By Zhang Xiaomin (China Daily) Updated: 2016-07-05 09:54

As the international mining industry has hit increasingly hard times, domestic heavy-duty equipment manufacturers have worked harder to explore fresh opportunities in the global market.

Dalian Huarui Heavy Industry Group, a company listed on the Shanghai Stock Exchange, is pushing to win more contracts in international projects with large-sized State-owned enterprises.

It is in talks with 38 SOEs, including China Power International Development Ltd and China Railway Construction Group, said Shao Changnan, vice-president of DHHI, the biggest domestic manufacturer and exporter in the bulk materials handling machinery.

Its close cooperation with China Nonferrous Metal Industry's Foreign Engineering and Construction Co Ltd has made DHHI the most important supplier of bulk materials handling machinery for NFC. It has also had success with Iran's FST Co, a Teheran-based executor of projects in the mineral materials processing industry.

DHHI said it has exported nine sets of stacker-reclaimers, large machines used in bulk material handling, to Iran in the past three years.

Shao said the current market was much worse than in the 2008-10 downturn, since established customers that are engaged in ports, mining and wharves are under severe pressure.

That has hit DHHI's financial performance. In 2015, the group's operating revenue was 7.15 billion yuan ($1.08 billion), down 13.25 percent year-on-year.

Exports, however, remained strong and contributed almost half of revenues, and its foreign exchange earnings increased 10.4 percent.

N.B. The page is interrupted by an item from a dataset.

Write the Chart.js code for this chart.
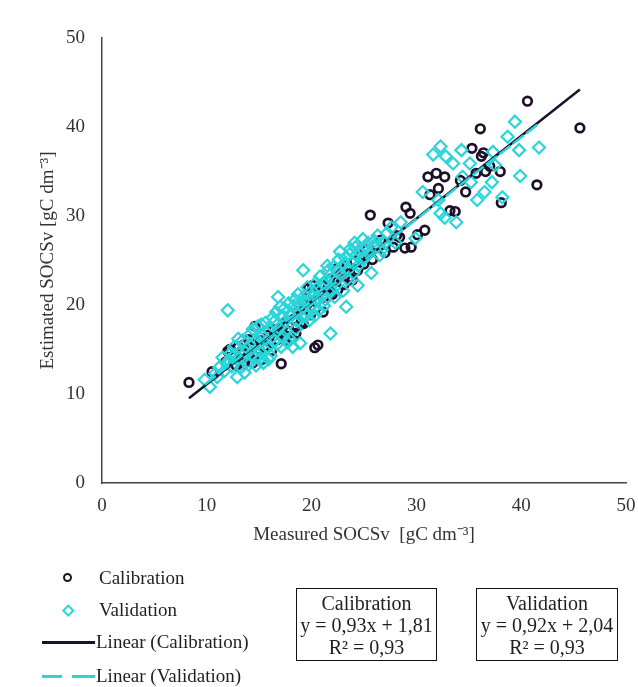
<!DOCTYPE html>
<html>
<head>
<meta charset="utf-8">
<script src="https://cdn.jsdelivr.net/npm/chart.js@4"></script>
<style>
  html, body { margin: 0; padding: 0; background: #fff; }
  #wrap { position: relative; width: 638px; height: 687px; font-family: "Liberation Serif", "Times New Roman", serif; color: #1f1f1f; }
  canvas { position: absolute; left: 0; top: 0; }
  .lg { position: absolute; font-size: 19px; line-height: 20px; white-space: nowrap; }
  .box { position: absolute; border: 1.5px solid #111; box-sizing: border-box; text-align: center; font-size: 20px; line-height: 22px; padding-top: 3px; white-space: nowrap; }
</style>
</head>
<body>
<div id="wrap">
  <canvas id="c" width="638" height="687"></canvas>
  <!-- legend -->
  <div style="position:absolute;left:63px;top:573px;width:5px;height:5px;border:2.8px solid #1e0f2a;border-radius:50%;"></div>
  <div class="lg" style="left:99px;top:568px;">Calibration</div>
  <div style="position:absolute;left:64px;top:606px;width:4.5px;height:4.5px;border:2px solid #2ad4da;transform:rotate(45deg);"></div>
  <div class="lg" style="left:99px;top:600px;">Validation</div>
  <div style="position:absolute;left:42px;top:641px;width:53px;height:2.5px;background:#1e0f2a;"></div>
  <div class="lg" style="left:96px;top:632px;">Linear (Calibration)</div>
  <div style="position:absolute;left:42px;top:675px;width:20px;height:2.5px;background:#2ad4da;"></div>
  <div style="position:absolute;left:72px;top:675px;width:23px;height:2.5px;background:#2ad4da;"></div>
  <div class="lg" style="left:96px;top:666px;">Linear (Validation)</div>
  <!-- equation boxes -->
  <div class="box" id="calBox" style="left:296px;top:588px;width:141px;height:73px;"></div>
  <div class="box" id="valBox" style="left:476px;top:588px;width:142px;height:73px;"></div>
</div>
<script>
// ---- data ----
const calibrationPoints = [
  [8.3,11.3],[10.5,12.5],[11.8,13.6],[12.0,14.8],[12.2,15.0],[12.5,14.2],[12.8,13.2],[13.0,15.3],[13.3,14.8],[13.5,13.4],
  [13.6,15.6],[13.9,14.1],[14.0,16.1],[14.2,15.2],[14.4,13.5],[14.6,17.6],[14.8,14.6],[15.0,15.0],[15.1,16.0],[15.3,13.9],
  [15.6,15.4],[15.9,16.6],[16.0,15.8],[16.2,14.9],[16.4,17.2],[16.7,16.1],[16.8,17.3],[17.0,16.8],[17.1,13.4],[17.3,17.9],
  [17.5,16.0],[17.6,16.5],[17.9,17.0],[18.1,16.2],[18.3,18.4],[18.5,16.8],[18.6,17.5],[18.8,19.3],[19.0,18.0],[19.2,17.9],
  [19.3,19.9],[19.5,20.8],[19.6,20.1],[19.7,21.9],[19.9,18.9],[20.0,21.3],[20.1,22.2],[20.3,15.2],[20.4,20.4],[20.6,15.5],
  [20.7,21.5],[20.9,22.3],[21.0,22.0],[21.1,19.2],[21.2,20.9],[21.5,21.8],[21.7,22.9],[21.9,21.5],[22.0,21.2],[22.2,22.6],
  [22.4,24.1],[22.5,21.7],[22.8,23.5],[23.0,23.8],[23.1,22.3],[23.4,24.4],[23.6,23.1],[23.9,22.8],[24.1,24.9],[24.4,23.9],
  [24.7,25.6],[25.0,24.6],[25.3,26.2],[25.6,30.1],[25.8,25.1],[26.2,26.7],[26.6,27.3],[27.0,25.9],[27.3,29.2],[27.8,26.5],
  [28.1,27.8],[28.4,27.6],[28.9,26.4],[29.0,31.0],[29.4,30.3],[29.5,26.5],[30.1,27.9],[30.8,28.4],[31.1,34.4],[31.3,32.4],
  [31.9,34.8],[32.1,33.1],[32.7,34.4],[33.2,30.6],[33.7,30.5],[34.2,34.0],[34.7,32.7],[35.3,37.6],[35.7,34.8],[36.1,39.8],
  [36.2,36.7],[36.4,37.1],[36.6,35.0],[37.0,35.6],[38.0,35.0],[38.1,31.5],[40.6,42.9],[41.5,33.5],[45.6,39.9]
];
const validationPoints = [
  [9.8,11.6],[10.3,10.8],[10.8,12.3],[11.0,11.9],[11.2,13.0],[11.5,14.1],[11.7,12.6],[11.9,13.4],[12.0,19.4],[12.1,13.8],
  [12.3,14.6],[12.4,13.1],[12.6,15.3],[12.7,14.4],[12.9,11.9],[13.0,16.2],[13.1,14.0],[13.3,13.0],[13.4,16.0],[13.6,12.4],
  [13.7,14.7],[13.8,15.1],[14.0,13.3],[14.1,15.5],[14.2,16.8],[14.3,14.4],[14.4,17.3],[14.5,15.7],[14.6,14.1],[14.7,13.2],
  [14.8,16.1],[14.9,17.6],[15.0,13.9],[15.1,14.8],[15.2,17.8],[15.3,16.5],[15.4,13.5],[15.5,15.0],[15.6,18.0],[15.7,16.9],
  [15.8,15.2],[15.9,13.9],[16.0,17.1],[16.1,14.3],[16.2,16.3],[16.3,18.6],[16.4,18.1],[16.5,16.0],[16.6,19.2],[16.7,15.6],
  [16.8,20.9],[16.9,17.4],[17.0,19.8],[17.1,15.3],[17.2,18.8],[17.3,16.4],[17.4,19.6],[17.5,18.2],[17.6,17.0],[17.7,15.8],
  [17.8,20.2],[17.9,16.2],[18.0,18.7],[18.1,19.0],[18.2,15.3],[18.3,19.9],[18.4,20.6],[18.5,17.3],[18.6,18.2],[18.7,21.2],
  [18.8,20.0],[18.9,15.7],[19.0,19.5],[19.1,18.6],[19.2,23.9],[19.3,21.0],[19.4,20.4],[19.5,18.8],[19.6,22.0],[19.7,20.5],
  [19.8,18.3],[19.9,19.9],[20.0,21.6],[20.1,20.9],[20.2,19.6],[20.3,18.8],[20.4,22.5],[20.5,21.9],[20.6,20.8],[20.7,19.4],
  [20.8,23.2],[21.0,21.1],[21.1,22.4],[21.2,19.9],[21.3,20.6],[21.4,22.8],[21.5,24.4],[21.6,23.9],[21.7,21.4],[21.8,16.8],
  [21.9,21.6],[22.0,22.9],[22.1,24.3],[22.2,20.9],[22.3,22.7],[22.5,23.8],[22.6,25.1],[22.7,26.0],[22.8,23.3],[23.0,21.6],
  [23.1,24.6],[23.2,25.3],[23.3,19.8],[23.4,22.9],[23.5,24.0],[23.6,25.7],[23.7,26.3],[23.9,24.7],[24.0,23.6],[24.1,27.0],
  [24.2,26.5],[24.3,25.6],[24.4,22.2],[24.5,24.5],[24.6,26.0],[24.8,25.2],[24.9,27.4],[25.1,25.3],[25.2,26.4],[25.4,27.0],
  [25.5,25.8],[25.7,23.6],[25.9,26.6],[26.0,27.2],[26.3,27.8],[26.5,25.6],[26.7,26.2],[27.0,27.0],[27.2,28.1],[27.6,28.7],
  [28.0,27.0],[28.5,29.3],[29.9,27.5],[30.6,32.7],[31.6,36.9],[32.1,31.8],[32.3,37.8],[32.3,30.3],[32.7,29.8],[32.8,36.7],
  [33.5,35.9],[33.8,29.3],[34.3,37.4],[34.4,34.4],[35.1,35.9],[35.2,33.8],[35.8,31.8],[36.5,32.7],[37.2,33.8],[37.3,37.2],
  [37.5,35.7],[38.2,32.1],[38.7,38.9],[39.4,40.6],[39.8,37.4],[39.9,34.5],[41.7,37.7]
];
// regression fits shown in the boxes
const calibrationFit = { slope: 0.93, intercept: 1.81, r2: 0.93, label: "Calibration" };
const validationFit  = { slope: 0.92, intercept: 2.04, r2: 0.93, label: "Validation" };
const axisTicks = [0, 10, 20, 30, 40, 50];

const calColor = '#1e0f2a';
const valColor = '#2ad4da';

function fmt(v) { return v.toFixed(2).replace('.', ','); }
function boxHtml(f) {
  return f.label + '<br>y = ' + fmt(f.slope) + 'x + ' + fmt(f.intercept) + '<br>R² = ' + fmt(f.r2);
}
document.getElementById('calBox').innerHTML = boxHtml(calibrationFit);
document.getElementById('valBox').innerHTML = boxHtml(validationFit);

function toXY(arr) { return arr.map(p => ({ x: p[0], y: p[1] })); }
function fitLine(arr, f) {
  const xs = arr.map(p => p[0]);
  const x0 = Math.min(...xs), x1 = Math.max(...xs);
  return [{ x: x0, y: f.slope * x0 + f.intercept }, { x: x1, y: f.slope * x1 + f.intercept }];
}

const tickFont = { family: '"Liberation Serif", "Times New Roman", serif', size: 19 };
const titleFont = { family: '"Liberation Serif", "Times New Roman", serif', size: 19 };

new Chart(document.getElementById('c'), {
  type: 'scatter',
  data: {
    datasets: [
      { label: 'Linear (Validation)', type: 'line', data: fitLine(validationPoints, validationFit),
        borderColor: valColor, borderWidth: 2.5, borderDash: [14, 3], pointRadius: 0, fill: false, order: 0 },
      { label: 'Linear (Calibration)', type: 'line', data: fitLine(calibrationPoints, calibrationFit),
        borderColor: calColor, borderWidth: 2.5, pointRadius: 0, fill: false, order: 1 },
      { label: 'Validation', data: toXY(validationPoints), pointStyle: 'rectRot', pointRadius: 6,
        borderColor: valColor, borderWidth: 2.2, backgroundColor: 'rgba(0,0,0,0)', order: 2 },
      { label: 'Calibration', data: toXY(calibrationPoints), pointStyle: 'circle', pointRadius: 4.3,
        borderColor: calColor, borderWidth: 2.7, backgroundColor: 'rgba(0,0,0,0)', order: 3 }
    ]
  },
  options: {
    responsive: false,
    animation: false,
    devicePixelRatio: 1,
    layout: { padding: { left: 0, right: 12, top: 38, bottom: 134 } },
    plugins: { legend: { display: false }, tooltip: { enabled: false } },
    scales: {
      x: {
        type: 'linear', min: axisTicks[0], max: axisTicks[axisTicks.length - 1],
        afterBuildTicks: s => { s.ticks = axisTicks.map(v => ({ value: v })); },
        afterFit: s => { s.height = 70; s.paddingRight = 0; s.paddingLeft = 0; },
        grid: { display: false, drawTicks: false },
        border: { display: true, color: '#444', width: 1.5 },
        ticks: { color: '#333', font: tickFont, padding: 12, maxRotation: 0 },
        title: { display: true, text: 'Measured SOCSv  [gC dm⁻³]', color: '#333', font: titleFont, padding: { top: 0, bottom: 6.6 } }
      },
      y: {
        type: 'linear', min: axisTicks[0], max: axisTicks[axisTicks.length - 1],
        afterBuildTicks: s => { s.ticks = axisTicks.map(v => ({ value: v })); },
        afterFit: s => { s.width = 102; },
        grid: { display: false, drawTicks: false },
        border: { display: true, color: '#444', width: 1.5 },
        ticks: { color: '#333', font: tickFont, padding: 17 },
        title: { display: true, text: 'Estimated SOCSv [gC dm⁻³]', color: '#333', font: titleFont, padding: { top: 36.6, bottom: 0 } }
      }
    }
  }
});
</script>
</body>
</html>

The Dalian-based company, which has 10,000 workers, has established offices and operations in Germany, India, Malaysia, Thailand, South Africa, South Korea and Australia.

The company said a contract with Australia's Roy Hill Iron Mine project was the largest one for a stacker-reclaimer in the world, valued at nearly $160 million.

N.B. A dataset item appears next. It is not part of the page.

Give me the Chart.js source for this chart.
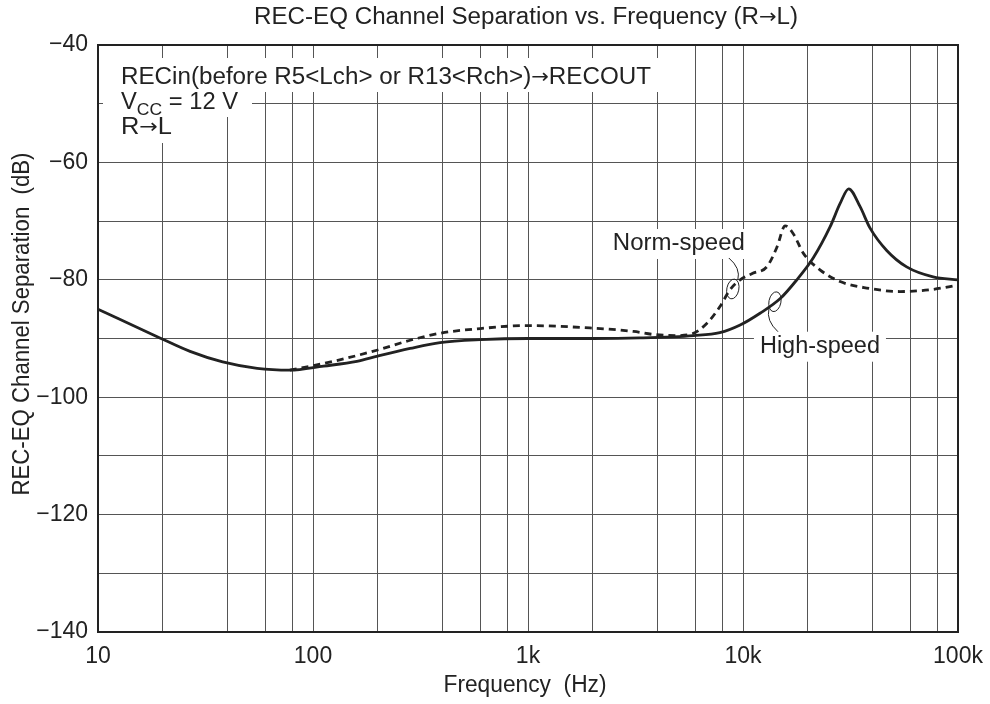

Shao said his group's annual exports are expected to double and reach $1 billion by 2020, taking advantage of the Belt and Road Initiative, a program aimed at improving infrastructure connectivity in Asia, Africa and Europe.

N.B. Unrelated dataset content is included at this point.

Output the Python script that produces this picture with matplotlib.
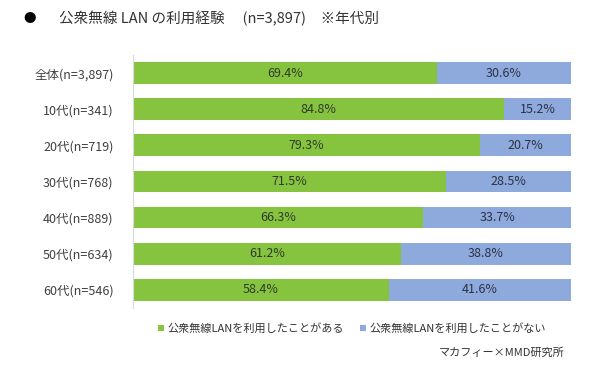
import matplotlib
matplotlib.use("Agg")
import matplotlib.pyplot as plt
import numpy as np

plt.rcParams['font.family'] = ['Noto Sans CJK JP', 'DejaVu Sans']

labels = ['全体(n=3,897)', '10代(n=341)', '20代(n=719)', '30代(n=768)',
          '40代(n=889)', '50代(n=634)', '60代(n=546)']
used = [69.4, 84.8, 79.3, 71.5, 66.3, 61.2, 58.4]
not_used = [30.6, 15.2, 20.7, 28.5, 33.7, 38.8, 41.6]
legend_labels = ['公衆無線LANを利用したことがある', '公衆無線LANを利用したことがない']

green = '#86C440'
blue = '#8EA9DB'

fig = plt.figure(figsize=(5.9, 3.7), dpi=100)
ax = fig.add_axes([0.2254, 0.1676, 0.7424, 0.6838])

y = np.arange(len(labels))
h = 0.6
b1 = ax.barh(y, used, height=h, color=green, label=legend_labels[0])
b2 = ax.barh(y, not_used, left=used, height=h, color=blue, label=legend_labels[1])

for i in range(len(labels)):
    ax.text(used[i] / 2, y[i], '%.1f%%' % used[i], ha='center', va='center',
            fontsize=9, color='#2f3a2a')
    ax.text(used[i] + not_used[i] / 2, y[i], '%.1f%%' % not_used[i],
            ha='center', va='center', fontsize=9, color='#2a3245')

ax.set_xlim(0, 100)
ax.set_ylim(len(labels) - 0.5, -0.5)
ax.set_yticks(y)
ax.set_yticklabels(labels, fontsize=9, color='#404040')
ax.tick_params(axis='y', length=0, pad=14)
ax.set_xticks([])
for s in ['top', 'right', 'bottom']:
    ax.spines[s].set_visible(False)
ax.spines['left'].set_color('#d9d9d9')

fig.text(0.05, 0.95, '●', fontsize=9, va='center', ha='center', color='black')
fig.text(0.10, 0.95, '公衆無線 LAN の利用経験　 (n=3,897)　※年代別', fontsize=10.5,
         va='center', ha='left', color='#333333')

ax.legend(handles=[b1, b2], loc='upper center', bbox_to_anchor=(0.5, -0.02),
          ncol=2, frameon=False, fontsize=8, handlelength=0.5, handleheight=0.5,
          handletextpad=0.3, columnspacing=1.5, labelcolor='#333333')

fig.text(0.957, 0.048, 'マカフィー×MMD研究所', fontsize=8, ha='right', va='center',
         color='#333333')

fig.savefig('out.png', dpi=100)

Zhu Yi, Asian metals and mining analyst at Bloomberg Intelligence, said the market environment for steel and iron ore will not change much in the short term.

In order to improve cash flow, some mining groups such as Anglo American Plc and Freeport-McMoRan Inc have been forced to sell assets, said Zhu.

"The heavy-duty equipment sector will certainly be influenced and will take time for it to recover as well," she said.

More Chinese heavy industry enterprises are responding to the challenges by improving their ability to handle global allocation of resources.